In a short address, Lewis described the international community’s delinquency in response to the disease but said he felt a cautious sense of hope as a result of plummeting drug prices, a Harvard consensus statement on treatment and the imminent launch of a global trust fund.

He said that later this month in a special session of the general assembly a definitive framework of commitment will be put in place.

“I’m no starry-eyed Pollyanna. I understand full well what a massive undertaking it is to mobilize the policies and programs and the physical ingredients and the infrastructure and the partners and the sheer human commitment to turn things around,” he added.
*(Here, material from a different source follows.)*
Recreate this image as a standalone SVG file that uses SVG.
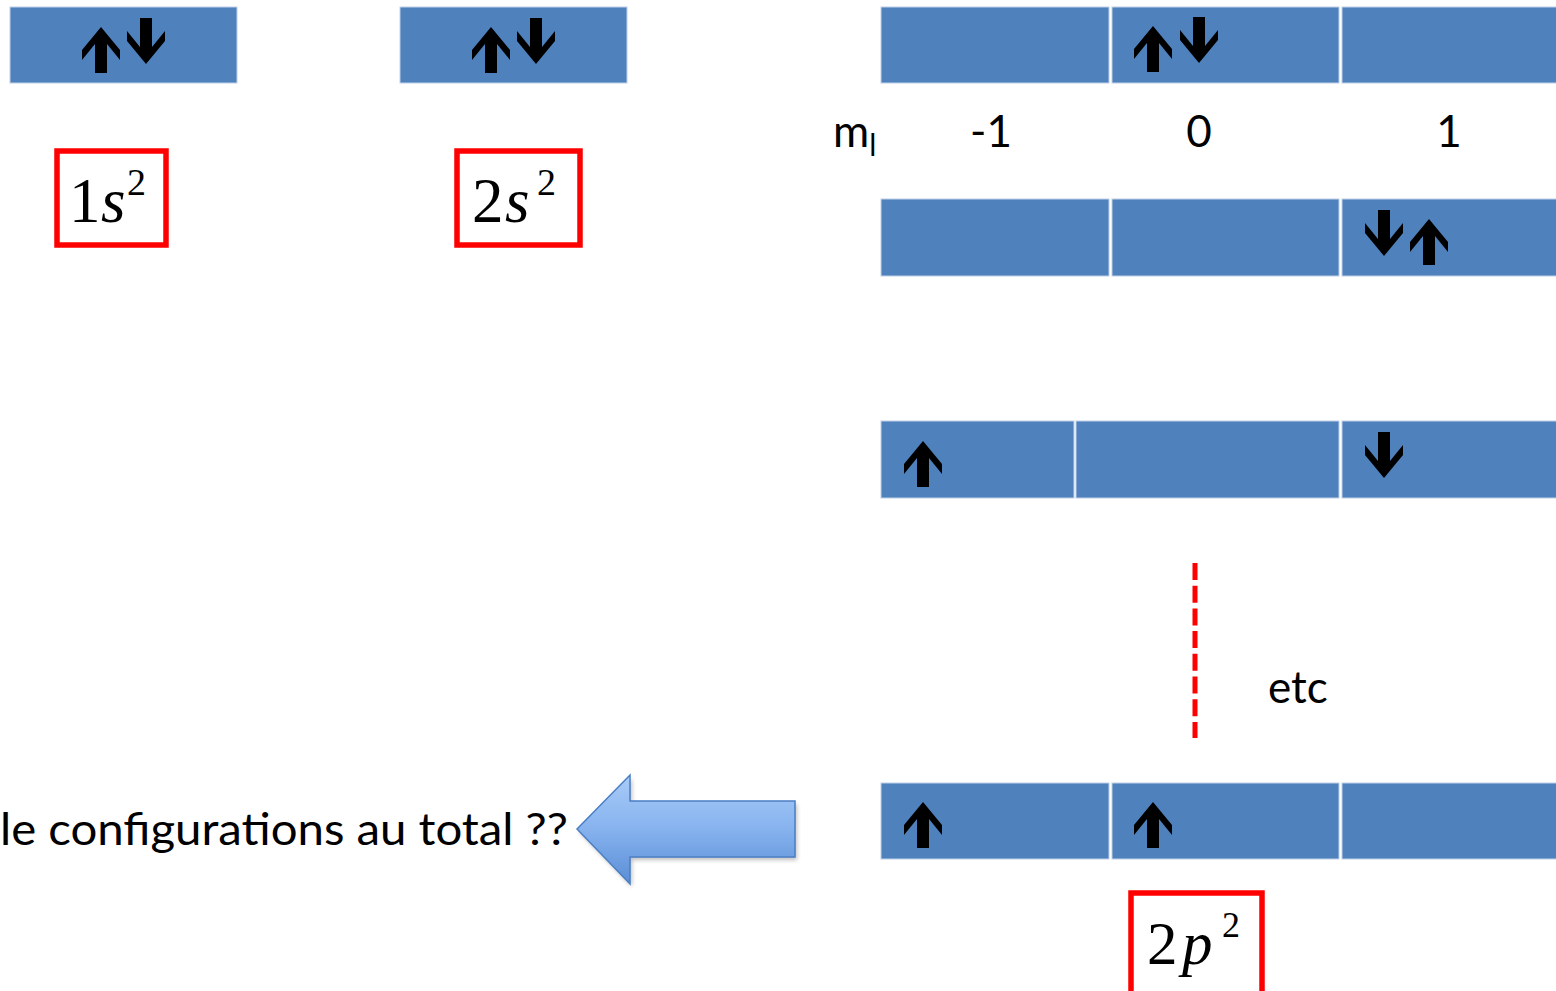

“But I truly believe that if a breakthrough is to be made, short of a vaccine, then this is the moment in time. It will be painfully slow and incremental, but this is the moment in time.”

“I look forward to making a contribution.”

Lewis, who was Canada’s ambassador to the United Nations from 1984 to ‘88, dramatically described a visit to a hospital during a trip to Swaziland.

“It was a scene straight out of Dante, the dead and the dying on every bed on every side,” Lewis recalled. “Members of the human family, men, women and children. Countless lives expunged in excruciating agony before their time. The sheer numbers tear away every vestige of dignity. It renders the human being anonymous. You witness it, and you experience a kind of simultaneous spasm of helplessness, anger and resolve.”

“This continent must be cleansed of the scourge. It cannot possibly happen soon enough. I note that it did not happen soon enough for Nkosi Johnson. That makes this an incomparably sad day. We must somehow turn the tide in Africa.”

Nkosi, a boy who was born with HIV and became an outspoken champion of others infected with the AIDS virus, died Friday of the disease he battled for all 12 of his years.

Nkosi was praised for his openness about his infection in a country where people suspected of carrying the AIDS virus often are shunned by their families and chased from their communities. Former South African President Nelson Mandela called him an “icon of the struggle for life.”

Lewis has had a long career in public life. He was also special adviser to the UN Secretary General on African Economic Recovery from 1986 to 1991.

He was former deputy executive director at UNICEF in New York. In the 1970s Lewis was the leader of the Ontario New Democratic Party.